Result: Designing ETL Pipelines for Scalable Data Processing
Further Information
With the rapid growth of data sources and volumes, organizations require scalable and reliable Extract, Transform, Load (ETL) pipelines to ensure timely and accurate analytics. This paper surveys evolving ETL architectures—from traditional batch-driven processes to modern, service-oriented, and metadata-driven frameworks—highlighting how they address the challenges of handling large data volumes, near-real-time needs, and distributed infrastructures. It discusses how shifting from monolithic ETL scripts to microservices and orchestration-based pipelines (e.g., using Airflow or Kafka) can offer improved modularity, fault tolerance, and manageability. Key best practices, such as incremental data loading, idempotent task design, data validation checks, and automated monitoring, are identified to enhance reliability and performance.

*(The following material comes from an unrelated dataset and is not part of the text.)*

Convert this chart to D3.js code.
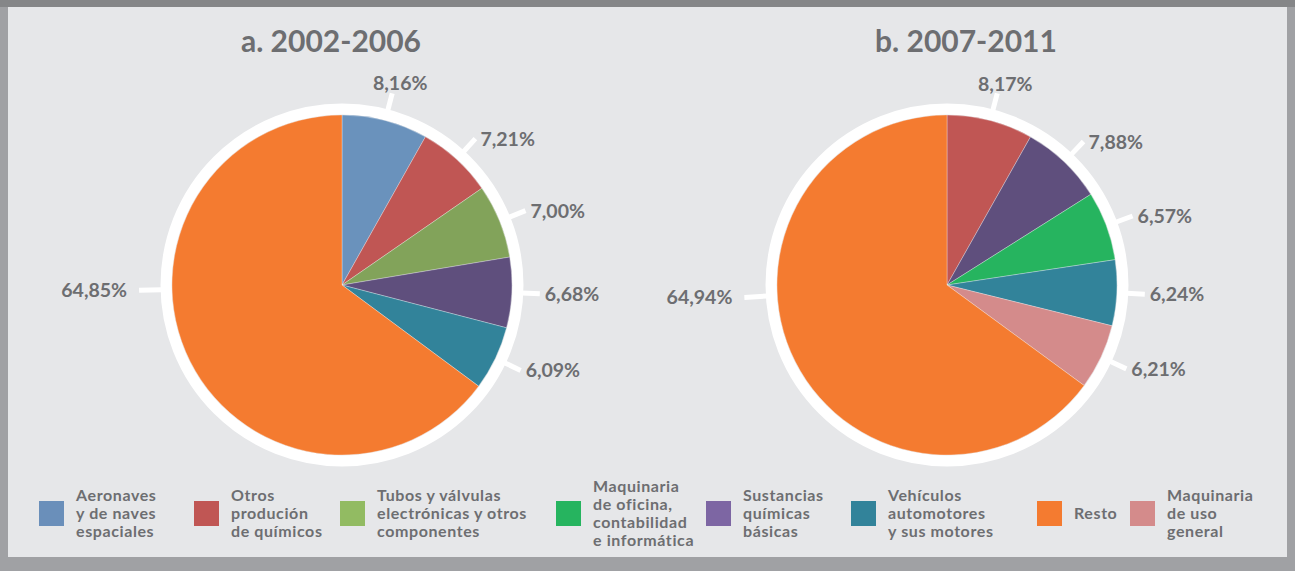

Real-world implementation insights focus on Python-based development, emphasizing the benefits of DAG-driven orchestration, metadata repositories, and containerization for flexible deployments. The study concludes with an outlook on the future of ETL, including AI-assisted pipeline generation, closer integration with machine learning workflows, and edge–cloud collaboration for latency-sensitive applications. These approaches collectively enable scalable, maintainable, and cost-efficient ETL solutions that can evolve alongside an organization’s data ecosystem.